Otro nivel lo ocupaban los albañiles. Éstos debían colocar las piedras. Suspendían el trabajo durante el invierno puesto que el frío podía congelar las mezclas. En esta estación, cubrían con paja y estiércol las partes superiores de las paredes -para que el agua de lluvia no se filtrara dañando las juntas y las piedras- y se iban a hacer otros trabajos; los que sabían labrar la piedra se dedicaban a ello, los que poseían tierras se dedicaban a su explotación, los que tenían carretas se las alquilaban al Capítulo para transportar materiales, otros, simplemente, se volvían a sus lugares de origen para reunirse con sus familias.
También estaban los picapedreros.

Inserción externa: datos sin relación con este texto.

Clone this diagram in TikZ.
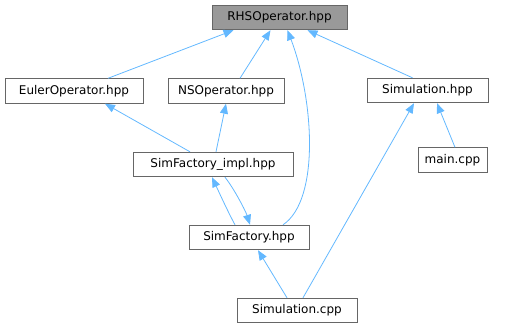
\documentclass[tikz,border=0pt]{standalone}
\usepackage{fontspec}
\setmainfont{DejaVu Sans}
\usetikzlibrary{arrows.meta}
\definecolor{edgeblue}{HTML}{63B8FF}
\definecolor{boxborder}{HTML}{666666}
\definecolor{rootfill}{HTML}{999999}
\begin{document}
\begin{tikzpicture}[x=1pt,y=-1pt,
  box/.style={draw=boxborder, line width=0.9pt, fill=white, inner sep=0pt, minimum height=24.5pt, font=\fontsize{12}{14}\selectfont},
  rootbox/.style={box, fill=rootfill},
  edge/.style={draw=edgeblue, line width=0.8pt, -{Triangle[length=10pt,width=8pt]}}]
\useasboundingbox (0,0) rectangle (507,329);
\node[rootbox, minimum width=135pt] (rhs) at (279.5,17.5) {RHSOperator.hpp};
\node[box, minimum width=138pt] (euler) at (74,91) {EulerOperator.hpp};
\node[box, minimum width=116pt] (ns) at (226,91) {NSOperator.hpp};
\node[box, minimum width=121pt] (simh) at (427.5,90.5) {Simulation.hpp};
\node[box, minimum width=69pt] (main) at (452.5,160) {main.cpp};
\node[box, minimum width=160pt] (impl) at (213,164.5) {SimFactory\_impl.hpp};
\node[box, minimum width=120pt] (sf) at (249,237.5) {SimFactory.hpp};
\node[box, minimum width=120pt] (simc) at (297,310.5) {Simulation.cpp};

\draw[edge] ([xshift=34pt]euler.north) -- ([xshift=-46pt]rhs.south);
\draw[edge] ([xshift=14pt]ns.north) -- ([xshift=-9pt]rhs.south);
\draw[edge] ([xshift=-15pt]simh.north) -- ([xshift=28pt]rhs.south);
\draw[edge] ([xshift=34pt]sf.north) .. controls (320,200) and (314,100) .. ([xshift=8pt]rhs.south);
\draw[edge] ([xshift=-23pt]impl.north) -- ([xshift=31pt]euler.south);
\draw[edge] ([xshift=3pt]impl.north) -- (ns.south);
\draw[edge] ([xshift=-14pt]sf.north) .. controls (228,212) and (218,190) .. ([xshift=-1pt]impl.south);
\draw[edge] ([xshift=12pt]impl.south) .. controls (235,190) and (246,212) .. ([xshift=1pt]sf.north);
\draw[edge] ([xshift=2.5pt]main.north) -- ([xshift=9.5pt]simh.south);
\draw[edge] ([xshift=6pt]simc.north) -- ([xshift=-13.5pt]simh.south);
\draw[edge] ([xshift=-10pt]simc.north) -- ([xshift=9pt]sf.south);
\end{tikzpicture}
\end{document}
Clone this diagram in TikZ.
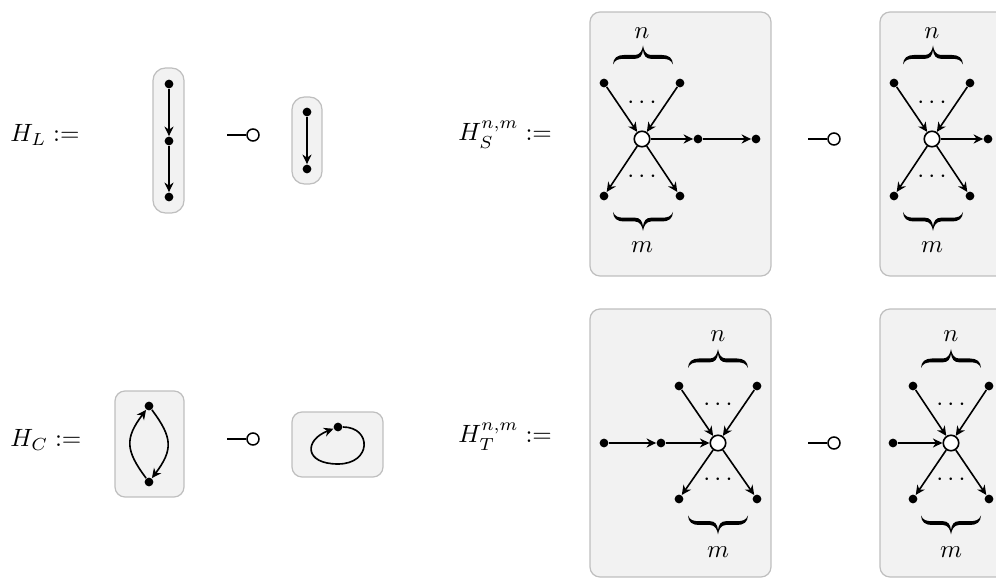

Éstos trabajaban en las canteras donde desbastaban las piedras que luego serían llevadas en carretas hasta la obra en construcción. Trabajaban en cuadrillas de ocho bajo la supervisión de un maestro picapedrero. Las medidas de las piedras estaban estandarizadas debido a que, muy frecuentemente, el oficio era desempeñado a destajo. Esta modalidad se debía a que muchos de los picapedreros que llegaban a las canteras a trabajar no eran conocidos por los empleadores. Generalmente, una vez que hubieran demostrado su pericia en el oficio, empezaban a cobrar a jornal. Los destajistas hacían marcas en las piedras labradas a fin de que sus empleadores pudieran comprobar la cantidad de unidades elaboradas por cada obrero y la calidad de su trabajo. Estas marcas, generalmente, consistían en una o varias letras del nombre del operario, rara vez grababan el nombre entero. En ocasiones, los grabados eran dibujos de herramientas de trabajo o formas geométricas. Estas marcas se pueden ver todavía en varias iglesias medievales. Algunas saltan a la luz cuando se produce un derrumbe o cuando, por alguna refacción, se sacan las piedras originales de su lugar. En otros casos, aparecen a simple vista. Ello no debe extrañarnos puesto que, originalmente, las paredes estaban revestidas de yeso y pintadas. Por eso no importaba a los albañiles que las marcas quedaran a la vista o, incluso, dadas vuelta. Sólo mucho después, cuando las iglesias fueron enjalbegadas, las marcas se hicieron visibles. Con el correr del tiempo, estos grabados en la piedra se convirtieron en un sello personal. A veces, los mismos arquitectos firmaban las obras mediante ellos. Las marcas de destajistas no deben confundirse con las de posición. Éstas eran las que permitían a los albañiles saber la ubicación en el edificio de cada una de las piedras y esculturas. No han faltado quienes erróneamente atribuyeran significados esotéricos a estos grabados pétreos.
Un grado mayor que el de los picapedreros era el de los canteros. Éstos labraban las piezas más elaboradas del edificio: pináculos, gárgolas, rosetones, esculturas, etc. La figura del escultor individual a la que estamos habituados empezó a surgir en las postrimerías de la Edad Media, cuando las circunstancias generales permitieron una mayor libertad de creación y finalmente la independización de ese arte. Pero, en el medioevo, entre esculpir un pináculo o una estatua había una diferencia de grado pero no de naturaleza. Por otro lado, la iconografía a esculpir era rigurosamente establecida por el Capítulo, lo cual limitaba bastante la libertad de creación.